- _Problem statement_
Identify the lines containing the word "React". Copy each one.
* BEGIN Input data *
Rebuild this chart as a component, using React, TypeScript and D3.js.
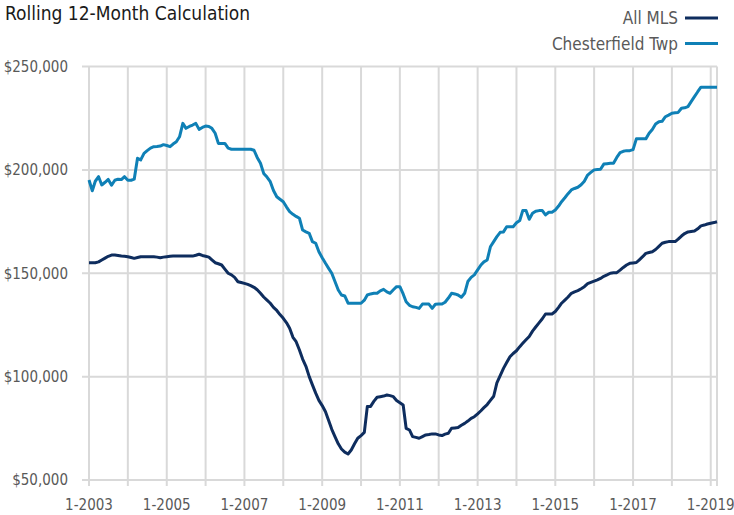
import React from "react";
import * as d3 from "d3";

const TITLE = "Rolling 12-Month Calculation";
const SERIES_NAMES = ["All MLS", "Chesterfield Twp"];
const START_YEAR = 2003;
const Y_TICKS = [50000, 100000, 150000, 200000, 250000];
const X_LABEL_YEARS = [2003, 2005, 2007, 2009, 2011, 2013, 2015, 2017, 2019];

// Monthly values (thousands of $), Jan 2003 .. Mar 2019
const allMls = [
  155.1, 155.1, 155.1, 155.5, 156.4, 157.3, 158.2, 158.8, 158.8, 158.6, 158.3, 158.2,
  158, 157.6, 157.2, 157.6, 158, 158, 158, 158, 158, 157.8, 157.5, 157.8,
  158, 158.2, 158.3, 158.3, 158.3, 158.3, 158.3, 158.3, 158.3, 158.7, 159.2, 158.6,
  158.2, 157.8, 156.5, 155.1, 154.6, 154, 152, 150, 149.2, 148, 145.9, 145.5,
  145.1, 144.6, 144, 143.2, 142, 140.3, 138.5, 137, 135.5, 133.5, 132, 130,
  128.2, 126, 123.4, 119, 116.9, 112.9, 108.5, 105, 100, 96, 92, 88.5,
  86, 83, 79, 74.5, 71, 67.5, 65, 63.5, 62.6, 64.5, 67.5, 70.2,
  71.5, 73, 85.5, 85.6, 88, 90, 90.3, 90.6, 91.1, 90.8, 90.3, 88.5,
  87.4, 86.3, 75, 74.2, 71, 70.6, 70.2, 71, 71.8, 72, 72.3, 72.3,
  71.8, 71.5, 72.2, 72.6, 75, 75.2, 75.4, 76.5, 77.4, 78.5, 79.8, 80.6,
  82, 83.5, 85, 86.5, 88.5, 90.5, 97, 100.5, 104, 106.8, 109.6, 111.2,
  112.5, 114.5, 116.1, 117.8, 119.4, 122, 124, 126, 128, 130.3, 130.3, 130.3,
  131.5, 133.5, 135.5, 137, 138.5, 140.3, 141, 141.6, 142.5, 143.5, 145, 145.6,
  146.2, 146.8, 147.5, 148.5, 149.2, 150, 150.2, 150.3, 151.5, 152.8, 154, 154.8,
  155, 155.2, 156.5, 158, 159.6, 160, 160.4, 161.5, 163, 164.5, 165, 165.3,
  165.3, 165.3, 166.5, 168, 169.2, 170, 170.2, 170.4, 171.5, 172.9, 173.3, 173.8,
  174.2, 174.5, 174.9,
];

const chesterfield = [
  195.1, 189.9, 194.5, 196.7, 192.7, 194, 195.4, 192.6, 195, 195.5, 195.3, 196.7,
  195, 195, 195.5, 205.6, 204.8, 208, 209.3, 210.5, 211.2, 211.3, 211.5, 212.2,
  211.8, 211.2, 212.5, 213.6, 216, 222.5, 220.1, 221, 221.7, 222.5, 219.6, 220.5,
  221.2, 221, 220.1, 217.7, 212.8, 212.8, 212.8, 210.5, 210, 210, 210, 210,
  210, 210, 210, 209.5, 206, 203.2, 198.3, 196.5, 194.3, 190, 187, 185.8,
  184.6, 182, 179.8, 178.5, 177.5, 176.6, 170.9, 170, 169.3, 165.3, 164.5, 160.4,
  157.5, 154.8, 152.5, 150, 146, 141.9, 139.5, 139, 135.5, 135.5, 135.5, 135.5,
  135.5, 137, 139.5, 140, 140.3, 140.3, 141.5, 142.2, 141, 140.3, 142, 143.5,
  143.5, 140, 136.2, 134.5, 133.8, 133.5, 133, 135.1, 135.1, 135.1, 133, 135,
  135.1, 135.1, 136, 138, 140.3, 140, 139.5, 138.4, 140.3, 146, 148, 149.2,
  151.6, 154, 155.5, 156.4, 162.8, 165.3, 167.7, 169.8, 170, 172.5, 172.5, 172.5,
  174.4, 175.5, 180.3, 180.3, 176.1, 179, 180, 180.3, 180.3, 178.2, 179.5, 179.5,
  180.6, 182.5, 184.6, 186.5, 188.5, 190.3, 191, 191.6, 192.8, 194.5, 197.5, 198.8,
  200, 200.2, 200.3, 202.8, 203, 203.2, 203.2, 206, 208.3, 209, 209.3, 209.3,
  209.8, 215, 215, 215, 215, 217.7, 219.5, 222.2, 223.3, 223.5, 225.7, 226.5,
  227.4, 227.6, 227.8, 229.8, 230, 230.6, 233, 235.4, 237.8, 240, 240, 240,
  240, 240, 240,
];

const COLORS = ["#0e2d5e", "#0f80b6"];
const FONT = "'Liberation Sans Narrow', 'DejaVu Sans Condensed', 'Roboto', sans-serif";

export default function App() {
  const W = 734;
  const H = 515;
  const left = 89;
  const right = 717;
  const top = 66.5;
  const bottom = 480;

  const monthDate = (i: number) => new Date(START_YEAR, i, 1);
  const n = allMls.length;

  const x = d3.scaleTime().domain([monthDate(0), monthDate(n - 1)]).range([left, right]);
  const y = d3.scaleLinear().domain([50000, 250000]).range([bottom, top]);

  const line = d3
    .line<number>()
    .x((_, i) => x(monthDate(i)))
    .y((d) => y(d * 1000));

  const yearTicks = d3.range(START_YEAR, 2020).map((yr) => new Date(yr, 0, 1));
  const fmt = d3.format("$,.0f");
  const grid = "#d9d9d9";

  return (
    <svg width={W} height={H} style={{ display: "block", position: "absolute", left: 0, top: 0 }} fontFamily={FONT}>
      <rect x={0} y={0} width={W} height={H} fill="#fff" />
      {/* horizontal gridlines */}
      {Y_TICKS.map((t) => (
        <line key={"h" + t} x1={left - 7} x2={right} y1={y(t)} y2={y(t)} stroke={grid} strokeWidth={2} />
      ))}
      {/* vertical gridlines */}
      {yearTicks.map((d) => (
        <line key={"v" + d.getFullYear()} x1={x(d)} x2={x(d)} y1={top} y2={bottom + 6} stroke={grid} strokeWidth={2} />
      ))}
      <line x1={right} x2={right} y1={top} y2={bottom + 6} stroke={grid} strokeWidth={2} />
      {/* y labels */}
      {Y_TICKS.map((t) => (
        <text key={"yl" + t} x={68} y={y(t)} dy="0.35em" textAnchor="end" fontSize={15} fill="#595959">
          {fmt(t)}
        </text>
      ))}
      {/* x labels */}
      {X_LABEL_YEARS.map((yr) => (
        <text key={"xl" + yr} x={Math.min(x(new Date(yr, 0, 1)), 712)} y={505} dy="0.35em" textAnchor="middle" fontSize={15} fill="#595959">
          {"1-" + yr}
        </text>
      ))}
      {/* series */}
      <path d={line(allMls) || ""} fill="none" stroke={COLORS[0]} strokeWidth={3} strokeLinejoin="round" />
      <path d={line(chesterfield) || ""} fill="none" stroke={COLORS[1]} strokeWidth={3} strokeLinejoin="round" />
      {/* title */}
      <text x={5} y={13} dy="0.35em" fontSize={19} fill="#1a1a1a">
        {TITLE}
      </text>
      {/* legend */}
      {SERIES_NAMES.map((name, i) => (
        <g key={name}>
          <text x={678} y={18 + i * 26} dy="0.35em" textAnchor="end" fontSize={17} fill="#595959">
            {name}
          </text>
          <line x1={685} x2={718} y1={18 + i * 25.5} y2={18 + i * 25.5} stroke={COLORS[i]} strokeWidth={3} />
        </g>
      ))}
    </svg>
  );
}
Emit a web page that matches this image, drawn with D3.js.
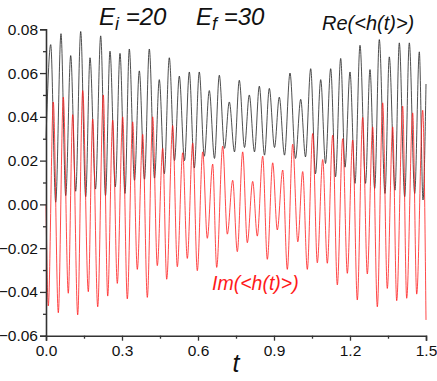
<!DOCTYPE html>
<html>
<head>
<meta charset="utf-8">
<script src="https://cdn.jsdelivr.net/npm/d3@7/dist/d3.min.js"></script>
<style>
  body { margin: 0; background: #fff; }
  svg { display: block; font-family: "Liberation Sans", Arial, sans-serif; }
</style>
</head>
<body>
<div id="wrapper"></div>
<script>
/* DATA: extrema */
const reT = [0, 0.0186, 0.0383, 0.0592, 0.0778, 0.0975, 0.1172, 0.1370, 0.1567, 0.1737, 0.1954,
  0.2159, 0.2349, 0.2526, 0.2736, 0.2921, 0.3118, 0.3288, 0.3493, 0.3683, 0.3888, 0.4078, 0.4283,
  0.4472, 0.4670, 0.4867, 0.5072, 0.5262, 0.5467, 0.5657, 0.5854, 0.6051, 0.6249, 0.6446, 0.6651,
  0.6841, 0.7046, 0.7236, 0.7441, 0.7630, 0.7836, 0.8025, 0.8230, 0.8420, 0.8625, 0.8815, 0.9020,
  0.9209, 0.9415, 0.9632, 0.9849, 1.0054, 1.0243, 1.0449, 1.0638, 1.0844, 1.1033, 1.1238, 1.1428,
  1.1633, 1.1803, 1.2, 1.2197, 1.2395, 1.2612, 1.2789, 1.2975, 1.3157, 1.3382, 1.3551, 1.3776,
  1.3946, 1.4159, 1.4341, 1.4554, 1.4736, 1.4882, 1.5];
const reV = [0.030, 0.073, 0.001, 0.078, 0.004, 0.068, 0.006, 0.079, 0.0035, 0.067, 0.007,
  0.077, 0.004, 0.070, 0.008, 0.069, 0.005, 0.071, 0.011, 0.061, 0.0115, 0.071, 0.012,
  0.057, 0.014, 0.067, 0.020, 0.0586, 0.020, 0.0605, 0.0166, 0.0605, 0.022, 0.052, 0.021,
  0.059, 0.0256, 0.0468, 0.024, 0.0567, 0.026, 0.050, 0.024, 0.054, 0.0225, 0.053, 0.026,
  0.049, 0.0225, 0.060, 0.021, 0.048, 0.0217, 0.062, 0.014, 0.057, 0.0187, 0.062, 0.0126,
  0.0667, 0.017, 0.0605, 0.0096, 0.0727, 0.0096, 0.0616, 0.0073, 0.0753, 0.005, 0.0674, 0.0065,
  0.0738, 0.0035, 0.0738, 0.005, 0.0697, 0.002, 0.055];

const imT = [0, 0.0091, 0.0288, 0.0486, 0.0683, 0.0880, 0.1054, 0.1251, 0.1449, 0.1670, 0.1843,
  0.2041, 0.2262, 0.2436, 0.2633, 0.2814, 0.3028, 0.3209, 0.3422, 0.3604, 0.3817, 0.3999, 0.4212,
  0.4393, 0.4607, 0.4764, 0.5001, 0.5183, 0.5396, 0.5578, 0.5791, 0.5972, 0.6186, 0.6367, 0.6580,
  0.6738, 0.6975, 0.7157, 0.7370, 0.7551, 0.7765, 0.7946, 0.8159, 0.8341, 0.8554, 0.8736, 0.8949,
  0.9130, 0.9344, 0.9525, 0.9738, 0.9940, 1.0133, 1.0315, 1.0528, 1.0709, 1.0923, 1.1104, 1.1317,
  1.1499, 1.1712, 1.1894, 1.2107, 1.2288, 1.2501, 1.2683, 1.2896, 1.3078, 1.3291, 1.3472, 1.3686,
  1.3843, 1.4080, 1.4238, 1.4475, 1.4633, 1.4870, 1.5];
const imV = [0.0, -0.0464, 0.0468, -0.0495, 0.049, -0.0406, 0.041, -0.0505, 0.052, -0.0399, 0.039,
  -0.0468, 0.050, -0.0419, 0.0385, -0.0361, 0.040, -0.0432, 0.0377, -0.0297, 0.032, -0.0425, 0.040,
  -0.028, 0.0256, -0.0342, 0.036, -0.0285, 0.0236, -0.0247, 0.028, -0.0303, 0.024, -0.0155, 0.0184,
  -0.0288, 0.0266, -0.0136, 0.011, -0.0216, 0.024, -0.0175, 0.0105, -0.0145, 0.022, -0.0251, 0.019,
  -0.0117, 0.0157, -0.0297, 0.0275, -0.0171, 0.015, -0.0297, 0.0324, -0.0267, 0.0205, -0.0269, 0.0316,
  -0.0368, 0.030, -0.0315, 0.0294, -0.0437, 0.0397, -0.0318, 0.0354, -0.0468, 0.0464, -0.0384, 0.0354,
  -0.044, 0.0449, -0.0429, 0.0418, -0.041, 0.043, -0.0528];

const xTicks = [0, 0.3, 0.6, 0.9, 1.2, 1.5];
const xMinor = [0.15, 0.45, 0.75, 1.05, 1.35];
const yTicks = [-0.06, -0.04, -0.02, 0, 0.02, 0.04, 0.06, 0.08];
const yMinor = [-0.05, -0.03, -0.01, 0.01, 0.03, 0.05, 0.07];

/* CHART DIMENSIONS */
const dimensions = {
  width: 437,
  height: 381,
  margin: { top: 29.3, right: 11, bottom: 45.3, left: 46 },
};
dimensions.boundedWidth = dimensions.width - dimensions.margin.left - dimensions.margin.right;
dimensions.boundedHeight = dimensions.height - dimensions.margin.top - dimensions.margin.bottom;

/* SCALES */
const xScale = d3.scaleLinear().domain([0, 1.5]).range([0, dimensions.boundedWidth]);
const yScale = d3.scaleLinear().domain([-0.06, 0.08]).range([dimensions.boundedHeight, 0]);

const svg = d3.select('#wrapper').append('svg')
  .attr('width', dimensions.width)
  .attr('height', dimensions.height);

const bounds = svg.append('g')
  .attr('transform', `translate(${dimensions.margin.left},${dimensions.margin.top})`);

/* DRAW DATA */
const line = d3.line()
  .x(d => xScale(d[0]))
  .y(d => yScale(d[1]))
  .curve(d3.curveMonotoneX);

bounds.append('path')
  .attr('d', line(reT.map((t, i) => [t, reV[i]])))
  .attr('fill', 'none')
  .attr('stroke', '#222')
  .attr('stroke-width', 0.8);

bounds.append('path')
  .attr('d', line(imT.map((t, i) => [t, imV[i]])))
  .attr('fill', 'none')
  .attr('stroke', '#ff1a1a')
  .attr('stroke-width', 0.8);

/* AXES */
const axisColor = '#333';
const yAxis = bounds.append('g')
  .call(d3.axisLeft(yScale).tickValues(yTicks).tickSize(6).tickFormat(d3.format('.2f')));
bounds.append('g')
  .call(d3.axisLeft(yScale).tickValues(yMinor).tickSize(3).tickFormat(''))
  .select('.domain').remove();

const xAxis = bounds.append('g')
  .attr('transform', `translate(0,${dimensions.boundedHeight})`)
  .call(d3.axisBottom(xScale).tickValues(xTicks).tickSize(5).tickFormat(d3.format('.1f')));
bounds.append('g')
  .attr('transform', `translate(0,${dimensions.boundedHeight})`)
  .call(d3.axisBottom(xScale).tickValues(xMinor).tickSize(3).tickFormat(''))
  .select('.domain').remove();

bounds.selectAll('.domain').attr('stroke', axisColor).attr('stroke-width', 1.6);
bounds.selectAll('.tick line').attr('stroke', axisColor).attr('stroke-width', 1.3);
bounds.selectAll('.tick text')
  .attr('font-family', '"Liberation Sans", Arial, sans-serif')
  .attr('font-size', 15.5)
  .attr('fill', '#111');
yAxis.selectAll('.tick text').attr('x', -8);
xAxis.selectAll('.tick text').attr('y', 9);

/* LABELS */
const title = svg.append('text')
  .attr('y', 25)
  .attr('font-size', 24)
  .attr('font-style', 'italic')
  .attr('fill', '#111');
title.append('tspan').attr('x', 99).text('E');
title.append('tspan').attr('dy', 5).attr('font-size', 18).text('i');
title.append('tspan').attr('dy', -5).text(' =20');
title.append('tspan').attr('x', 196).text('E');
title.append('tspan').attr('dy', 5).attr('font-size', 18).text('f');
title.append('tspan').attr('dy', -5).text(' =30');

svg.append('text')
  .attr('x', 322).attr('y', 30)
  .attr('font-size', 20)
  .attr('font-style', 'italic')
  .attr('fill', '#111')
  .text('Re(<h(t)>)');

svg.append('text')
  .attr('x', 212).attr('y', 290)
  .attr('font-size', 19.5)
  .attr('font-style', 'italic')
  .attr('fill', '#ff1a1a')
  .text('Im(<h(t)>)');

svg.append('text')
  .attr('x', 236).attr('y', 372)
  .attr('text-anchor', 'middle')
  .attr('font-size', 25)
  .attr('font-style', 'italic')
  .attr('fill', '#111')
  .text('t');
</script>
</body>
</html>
* END Input data *
- _Solution to this exercise_
Rebuild this chart as a component, using React, TypeScript and D3.js.
import React from "react";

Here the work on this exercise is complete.